┏━━

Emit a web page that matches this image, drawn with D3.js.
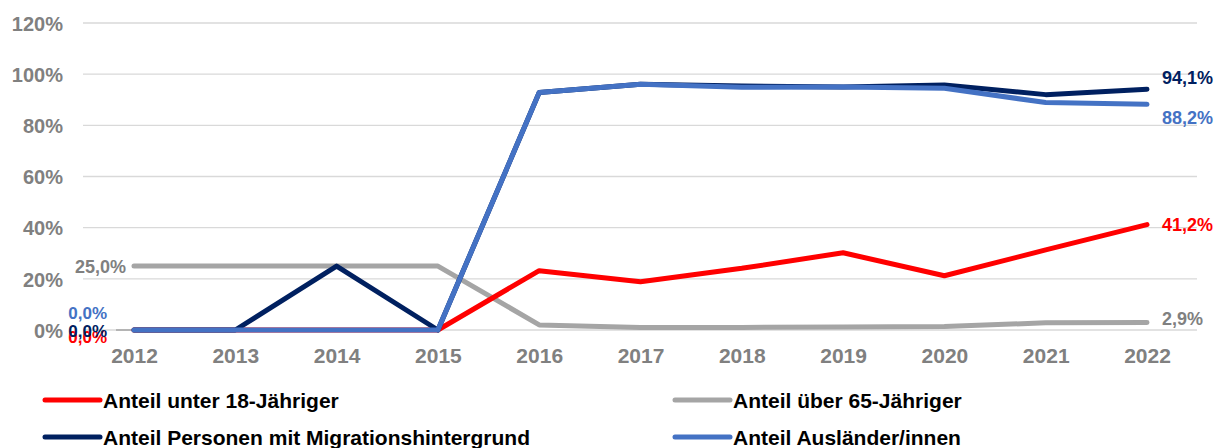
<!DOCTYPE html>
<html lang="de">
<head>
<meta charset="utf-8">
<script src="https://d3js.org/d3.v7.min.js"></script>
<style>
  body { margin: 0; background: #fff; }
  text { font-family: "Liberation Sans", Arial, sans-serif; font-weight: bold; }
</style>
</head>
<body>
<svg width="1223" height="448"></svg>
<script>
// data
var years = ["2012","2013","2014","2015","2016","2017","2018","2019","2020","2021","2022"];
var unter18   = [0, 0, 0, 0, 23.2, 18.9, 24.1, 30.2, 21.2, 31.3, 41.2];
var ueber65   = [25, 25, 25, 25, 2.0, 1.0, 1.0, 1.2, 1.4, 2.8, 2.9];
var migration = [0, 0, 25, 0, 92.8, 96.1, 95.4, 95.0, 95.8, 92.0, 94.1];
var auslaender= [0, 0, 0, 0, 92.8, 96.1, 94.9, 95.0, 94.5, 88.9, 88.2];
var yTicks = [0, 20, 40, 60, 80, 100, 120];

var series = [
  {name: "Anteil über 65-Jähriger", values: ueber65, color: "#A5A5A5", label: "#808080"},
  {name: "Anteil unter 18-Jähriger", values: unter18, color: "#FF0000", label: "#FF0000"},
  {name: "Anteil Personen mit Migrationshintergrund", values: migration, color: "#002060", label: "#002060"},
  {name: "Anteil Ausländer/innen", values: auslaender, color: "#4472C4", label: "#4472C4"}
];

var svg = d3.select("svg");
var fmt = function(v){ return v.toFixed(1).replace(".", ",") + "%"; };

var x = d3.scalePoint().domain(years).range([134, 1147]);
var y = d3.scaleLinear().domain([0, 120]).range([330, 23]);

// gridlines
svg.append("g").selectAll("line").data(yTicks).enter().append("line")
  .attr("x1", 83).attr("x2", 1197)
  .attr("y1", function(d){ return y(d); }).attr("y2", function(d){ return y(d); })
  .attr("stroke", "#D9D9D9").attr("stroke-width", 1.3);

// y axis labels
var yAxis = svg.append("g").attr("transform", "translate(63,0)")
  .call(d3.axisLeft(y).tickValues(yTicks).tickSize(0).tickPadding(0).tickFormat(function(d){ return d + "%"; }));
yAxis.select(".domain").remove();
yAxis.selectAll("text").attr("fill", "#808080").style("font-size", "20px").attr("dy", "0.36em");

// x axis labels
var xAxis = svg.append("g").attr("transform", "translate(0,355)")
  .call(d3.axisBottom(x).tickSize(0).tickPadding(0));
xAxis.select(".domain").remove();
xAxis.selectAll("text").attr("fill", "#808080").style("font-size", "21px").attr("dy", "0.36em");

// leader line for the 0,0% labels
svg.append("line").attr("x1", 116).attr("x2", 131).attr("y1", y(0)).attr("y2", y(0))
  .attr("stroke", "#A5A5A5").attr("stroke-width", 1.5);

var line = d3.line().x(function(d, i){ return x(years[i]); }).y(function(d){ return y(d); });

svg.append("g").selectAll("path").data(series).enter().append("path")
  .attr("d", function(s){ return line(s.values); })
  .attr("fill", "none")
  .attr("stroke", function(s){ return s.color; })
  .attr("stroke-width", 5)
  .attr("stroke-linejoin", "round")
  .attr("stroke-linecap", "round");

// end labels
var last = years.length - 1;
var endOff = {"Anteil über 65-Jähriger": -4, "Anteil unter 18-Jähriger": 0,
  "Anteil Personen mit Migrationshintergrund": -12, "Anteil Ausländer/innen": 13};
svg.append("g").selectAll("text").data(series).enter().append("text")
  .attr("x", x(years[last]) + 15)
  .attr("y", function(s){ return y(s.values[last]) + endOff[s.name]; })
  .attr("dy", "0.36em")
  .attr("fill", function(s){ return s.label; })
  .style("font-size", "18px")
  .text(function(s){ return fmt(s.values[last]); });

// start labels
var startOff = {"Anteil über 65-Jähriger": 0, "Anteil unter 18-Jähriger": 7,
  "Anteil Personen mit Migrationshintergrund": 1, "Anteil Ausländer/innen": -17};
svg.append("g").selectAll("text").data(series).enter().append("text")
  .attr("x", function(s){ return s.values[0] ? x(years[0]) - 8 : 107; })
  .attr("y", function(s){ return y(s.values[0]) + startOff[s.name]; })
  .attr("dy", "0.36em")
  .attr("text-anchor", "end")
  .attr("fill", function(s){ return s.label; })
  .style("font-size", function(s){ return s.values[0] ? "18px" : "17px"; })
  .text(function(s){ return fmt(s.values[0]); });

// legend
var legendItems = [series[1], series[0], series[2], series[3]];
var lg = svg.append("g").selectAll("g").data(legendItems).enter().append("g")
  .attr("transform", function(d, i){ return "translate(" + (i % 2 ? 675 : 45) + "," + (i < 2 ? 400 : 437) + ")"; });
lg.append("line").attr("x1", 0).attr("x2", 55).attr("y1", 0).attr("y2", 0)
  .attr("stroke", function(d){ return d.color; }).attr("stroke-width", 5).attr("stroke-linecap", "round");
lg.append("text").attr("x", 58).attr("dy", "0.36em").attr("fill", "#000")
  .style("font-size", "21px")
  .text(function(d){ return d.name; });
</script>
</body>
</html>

┗━━

Reproduce the material word for word. Any pictures should be left out of the copy.

[Result for this task]:
Emit a web page that matches this image, drawn with D3.js.
<!DOCTYPE html>
<html lang="de">
<head>
<meta charset="utf-8">
<script src="https://d3js.org/d3.v7.min.js"></script>
<style>
  body { margin: 0; background: #fff; }
  text { font-family: "Liberation Sans", Arial, sans-serif; font-weight: bold; }
</style>
</head>
<body>
<svg width="1223" height="448"></svg>
<script>
// data
var years = ["2012","2013","2014","2015","2016","2017","2018","2019","2020","2021","2022"];
var unter18   = [0, 0, 0, 0, 23.2, 18.9, 24.1, 30.2, 21.2, 31.3, 41.2];
var ueber65   = [25, 25, 25, 25, 2.0, 1.0, 1.0, 1.2, 1.4, 2.8, 2.9];
var migration = [0, 0, 25, 0, 92.8, 96.1, 95.4, 95.0, 95.8, 92.0, 94.1];
var auslaender= [0, 0, 0, 0, 92.8, 96.1, 94.9, 95.0, 94.5, 88.9, 88.2];
var yTicks = [0, 20, 40, 60, 80, 100, 120];

var series = [
  {name: "Anteil über 65-Jähriger", values: ueber65, color: "#A5A5A5", label: "#808080"},
  {name: "Anteil unter 18-Jähriger", values: unter18, color: "#FF0000", label: "#FF0000"},
  {name: "Anteil Personen mit Migrationshintergrund", values: migration, color: "#002060", label: "#002060"},
  {name: "Anteil Ausländer/innen", values: auslaender, color: "#4472C4", label: "#4472C4"}
];

var svg = d3.select("svg");
var fmt = function(v){ return v.toFixed(1).replace(".", ",") + "%"; };

var x = d3.scalePoint().domain(years).range([134, 1147]);
var y = d3.scaleLinear().domain([0, 120]).range([330, 23]);

// gridlines
svg.append("g").selectAll("line").data(yTicks).enter().append("line")
  .attr("x1", 83).attr("x2", 1197)
  .attr("y1", function(d){ return y(d); }).attr("y2", function(d){ return y(d); })
  .attr("stroke", "#D9D9D9").attr("stroke-width", 1.3);

// y axis labels
var yAxis = svg.append("g").attr("transform", "translate(63,0)")
  .call(d3.axisLeft(y).tickValues(yTicks).tickSize(0).tickPadding(0).tickFormat(function(d){ return d + "%"; }));
yAxis.select(".domain").remove();
yAxis.selectAll("text").attr("fill", "#808080").style("font-size", "20px").attr("dy", "0.36em");

// x axis labels
var xAxis = svg.append("g").attr("transform", "translate(0,355)")
  .call(d3.axisBottom(x).tickSize(0).tickPadding(0));
xAxis.select(".domain").remove();
xAxis.selectAll("text").attr("fill", "#808080").style("font-size", "21px").attr("dy", "0.36em");

// leader line for the 0,0% labels
svg.append("line").attr("x1", 116).attr("x2", 131).attr("y1", y(0)).attr("y2", y(0))
  .attr("stroke", "#A5A5A5").attr("stroke-width", 1.5);

var line = d3.line().x(function(d, i){ return x(years[i]); }).y(function(d){ return y(d); });

svg.append("g").selectAll("path").data(series).enter().append("path")
  .attr("d", function(s){ return line(s.values); })
  .attr("fill", "none")
  .attr("stroke", function(s){ return s.color; })
  .attr("stroke-width", 5)
  .attr("stroke-linejoin", "round")
  .attr("stroke-linecap", "round");

// end labels
var last = years.length - 1;
var endOff = {"Anteil über 65-Jähriger": -4, "Anteil unter 18-Jähriger": 0,
  "Anteil Personen mit Migrationshintergrund": -12, "Anteil Ausländer/innen": 13};
svg.append("g").selectAll("text").data(series).enter().append("text")
  .attr("x", x(years[last]) + 15)
  .attr("y", function(s){ return y(s.values[last]) + endOff[s.name]; })
  .attr("dy", "0.36em")
  .attr("fill", function(s){ return s.label; })
  .style("font-size", "18px")
  .text(function(s){ return fmt(s.values[last]); });

// start labels
var startOff = {"Anteil über 65-Jähriger": 0, "Anteil unter 18-Jähriger": 7,
  "Anteil Personen mit Migrationshintergrund": 1, "Anteil Ausländer/innen": -17};
svg.append("g").selectAll("text").data(series).enter().append("text")
  .attr("x", function(s){ return s.values[0] ? x(years[0]) - 8 : 107; })
  .attr("y", function(s){ return y(s.values[0]) + startOff[s.name]; })
  .attr("dy", "0.36em")
  .attr("text-anchor", "end")
  .attr("fill", function(s){ return s.label; })
  .style("font-size", function(s){ return s.values[0] ? "18px" : "17px"; })
  .text(function(s){ return fmt(s.values[0]); });

// legend
var legendItems = [series[1], series[0], series[2], series[3]];
var lg = svg.append("g").selectAll("g").data(legendItems).enter().append("g")
  .attr("transform", function(d, i){ return "translate(" + (i % 2 ? 675 : 45) + "," + (i < 2 ? 400 : 437) + ")"; });
lg.append("line").attr("x1", 0).attr("x2", 55).attr("y1", 0).attr("y2", 0)
  .attr("stroke", function(d){ return d.color; }).attr("stroke-width", 5).attr("stroke-linecap", "round");
lg.append("text").attr("x", 58).attr("dy", "0.36em").attr("fill", "#000")
  .style("font-size", "21px")
  .text(function(d){ return d.name; });
</script>
</body>
</html>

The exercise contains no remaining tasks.